• [Problem requirements] All the data below goes into the copy word for word, but the pictures don't.

• [Source excerpt]
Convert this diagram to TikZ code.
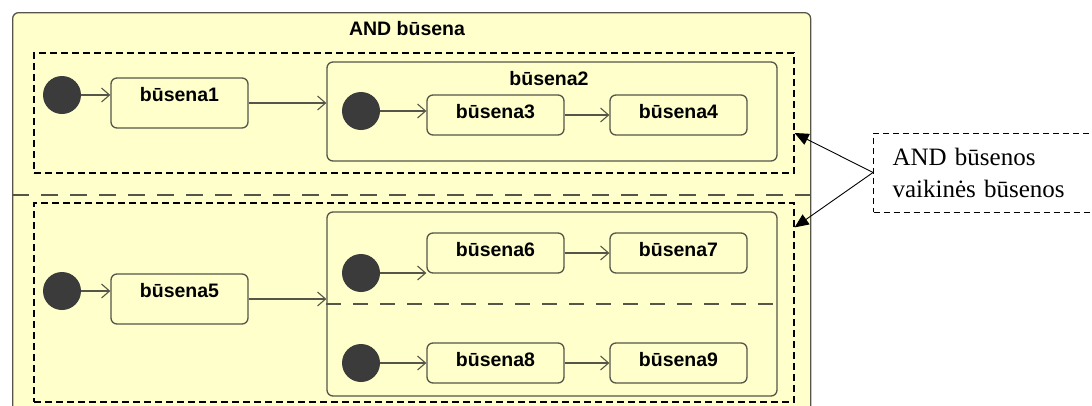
\documentclass[tikz,border=0pt]{standalone}
\usepackage{fontspec}
\setmainfont{Liberation Serif}
\setsansfont{Liberation Sans}
\usepackage{tikz}
\usetikzlibrary{arrows.meta}
\usepackage{xcolor}
\definecolor{stfill}{HTML}{FFFFCC}
\definecolor{stline}{HTML}{55554A}
\definecolor{dot}{HTML}{3B3B3B}

\tikzset{
  box/.style={draw=stline, line width=1.3pt, rounded corners=6pt, fill=stfill, inner sep=0pt},
  state/.style={box, minimum width=137, minimum height=40, text height=12pt, text depth=6pt,
    font=\sffamily\bfseries\fontsize{19.5}{22}\selectfont},
  tall/.style={minimum height=50, text depth=16pt},
  init/.style={circle, fill=dot, minimum size=38, inner sep=0pt},
  tr/.style={draw=stline, line width=1.1pt, -{Straight Barb[length=8pt,width=14pt]}},
  region/.style={draw=black, line width=1.2pt, dash pattern=on 7pt off 4pt, inner sep=0pt},
  sep/.style={draw=stline, line width=1.2pt, dash pattern=on 17pt off 12pt},
  title/.style={font=\sffamily\bfseries\fontsize{19.5}{22}\selectfont, inner sep=0pt}
}

\begin{document}
\begin{tikzpicture}[x=1pt,y=-1pt]
\useasboundingbox (0,0) rectangle (1092,405);
\clip (0,0) rectangle (1092,405);
\fill[white] (0,0) rectangle (1092,405);

% outer AND state and its two regions
\node[box, minimum width=798, minimum height=430, anchor=north west] (and) at (12,12) {};
\node[title] (andtitle) at (407,29) {AND būsena};
\draw[sep] (12,195) -- (810,195);
\node[region, minimum width=760, minimum height=120] (r1) at (414,113) {};
\node[region, minimum width=760, minimum height=199] (r2) at (414,302.5) {};

% first region
\node[init] (i1) at (62,95) {};
\node[state, tall] (s1) at (179.5,103) {būsena1};
\node[box, minimum width=450, minimum height=99] (c2) at (552,111.5) {};
\node[title] (c2title) at (549,79) {būsena2};
\node[init] (i2) at (361,111) {};
\node[state] (s3) at (495.5,115) {būsena3};
\node[state] (s4) at (678.5,115) {būsena4};

\draw[tr] (i1) -- (i1 -| s1.west);
\draw[tr] (s1) -- (s1 -| c2.west);
\draw[tr] (i2) -- (i2 -| s3.west);
\draw[tr] (s3) -- (s4);

% second region
\node[init] (i5) at (62,291) {};
\node[state, tall] (s5) at (179.5,299) {būsena5};
\node[box, minimum width=450, minimum height=184] (c69) at (552,304) {};
\draw[sep, dash pattern=on 15pt off 12pt] (c69.west) -- (c69.east);
\node[init] (i6) at (361,273) {};
\node[state] (s6) at (495.5,253) {būsena6};
\node[state] (s7) at (678.5,253) {būsena7};
\node[init] (i8) at (361,363) {};
\node[state] (s8) at (495.5,363) {būsena8};
\node[state] (s9) at (678.5,363) {būsena9};

\draw[tr] (i5) -- (i5 -| s5.west);
\draw[tr] (s5) -- (s5 -| c69.west);
\draw[tr] (i6) -- (i6 -| s6.west);
\draw[tr] (s6) -- (s7);
\draw[tr] (i8) -- (s8);
\draw[tr] (s8) -- (s9);

% note
\node[draw=black, line width=1pt, dash pattern=on 6pt off 4pt, anchor=west, minimum width=219,
  minimum height=79, text width=195, inner xsep=19pt, align=left,
  font=\fontsize{25}{32}\selectfont] (note) at (873,172.5) {AND būsenos\\vaikinės būsenos};
\draw[line width=0.9pt, -{Triangle[length=14pt,width=12pt]}] (note.west) -- ([yshift=-20pt]r1.east);
\draw[line width=0.9pt, -{Triangle[length=14pt,width=12pt]}] (note.west) -- ([yshift=-25pt]r2.north east);
\end{tikzpicture}
\end{document}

• [Result of the task]
Convert this diagram to TikZ code.
\documentclass[tikz,border=0pt]{standalone}
\usepackage{fontspec}
\setmainfont{Liberation Serif}
\setsansfont{Liberation Sans}
\usepackage{tikz}
\usetikzlibrary{arrows.meta}
\usepackage{xcolor}
\definecolor{stfill}{HTML}{FFFFCC}
\definecolor{stline}{HTML}{55554A}
\definecolor{dot}{HTML}{3B3B3B}

\tikzset{
  box/.style={draw=stline, line width=1.3pt, rounded corners=6pt, fill=stfill, inner sep=0pt},
  state/.style={box, minimum width=137, minimum height=40, text height=12pt, text depth=6pt,
    font=\sffamily\bfseries\fontsize{19.5}{22}\selectfont},
  tall/.style={minimum height=50, text depth=16pt},
  init/.style={circle, fill=dot, minimum size=38, inner sep=0pt},
  tr/.style={draw=stline, line width=1.1pt, -{Straight Barb[length=8pt,width=14pt]}},
  region/.style={draw=black, line width=1.2pt, dash pattern=on 7pt off 4pt, inner sep=0pt},
  sep/.style={draw=stline, line width=1.2pt, dash pattern=on 17pt off 12pt},
  title/.style={font=\sffamily\bfseries\fontsize{19.5}{22}\selectfont, inner sep=0pt}
}

\begin{document}
\begin{tikzpicture}[x=1pt,y=-1pt]
\useasboundingbox (0,0) rectangle (1092,405);
\clip (0,0) rectangle (1092,405);
\fill[white] (0,0) rectangle (1092,405);

% outer AND state and its two regions
\node[box, minimum width=798, minimum height=430, anchor=north west] (and) at (12,12) {};
\node[title] (andtitle) at (407,29) {AND būsena};
\draw[sep] (12,195) -- (810,195);
\node[region, minimum width=760, minimum height=120] (r1) at (414,113) {};
\node[region, minimum width=760, minimum height=199] (r2) at (414,302.5) {};

% first region
\node[init] (i1) at (62,95) {};
\node[state, tall] (s1) at (179.5,103) {būsena1};
\node[box, minimum width=450, minimum height=99] (c2) at (552,111.5) {};
\node[title] (c2title) at (549,79) {būsena2};
\node[init] (i2) at (361,111) {};
\node[state] (s3) at (495.5,115) {būsena3};
\node[state] (s4) at (678.5,115) {būsena4};

\draw[tr] (i1) -- (i1 -| s1.west);
\draw[tr] (s1) -- (s1 -| c2.west);
\draw[tr] (i2) -- (i2 -| s3.west);
\draw[tr] (s3) -- (s4);

% second region
\node[init] (i5) at (62,291) {};
\node[state, tall] (s5) at (179.5,299) {būsena5};
\node[box, minimum width=450, minimum height=184] (c69) at (552,304) {};
\draw[sep, dash pattern=on 15pt off 12pt] (c69.west) -- (c69.east);
\node[init] (i6) at (361,273) {};
\node[state] (s6) at (495.5,253) {būsena6};
\node[state] (s7) at (678.5,253) {būsena7};
\node[init] (i8) at (361,363) {};
\node[state] (s8) at (495.5,363) {būsena8};
\node[state] (s9) at (678.5,363) {būsena9};

\draw[tr] (i5) -- (i5 -| s5.west);
\draw[tr] (s5) -- (s5 -| c69.west);
\draw[tr] (i6) -- (i6 -| s6.west);
\draw[tr] (s6) -- (s7);
\draw[tr] (i8) -- (s8);
\draw[tr] (s8) -- (s9);

% note
\node[draw=black, line width=1pt, dash pattern=on 6pt off 4pt, anchor=west, minimum width=219,
  minimum height=79, text width=195, inner xsep=19pt, align=left,
  font=\fontsize{25}{32}\selectfont] (note) at (873,172.5) {AND būsenos\\vaikinės būsenos};
\draw[line width=0.9pt, -{Triangle[length=14pt,width=12pt]}] (note.west) -- ([yshift=-20pt]r1.east);
\draw[line width=0.9pt, -{Triangle[length=14pt,width=12pt]}] (note.west) -- ([yshift=-25pt]r2.north east);
\end{tikzpicture}
\end{document}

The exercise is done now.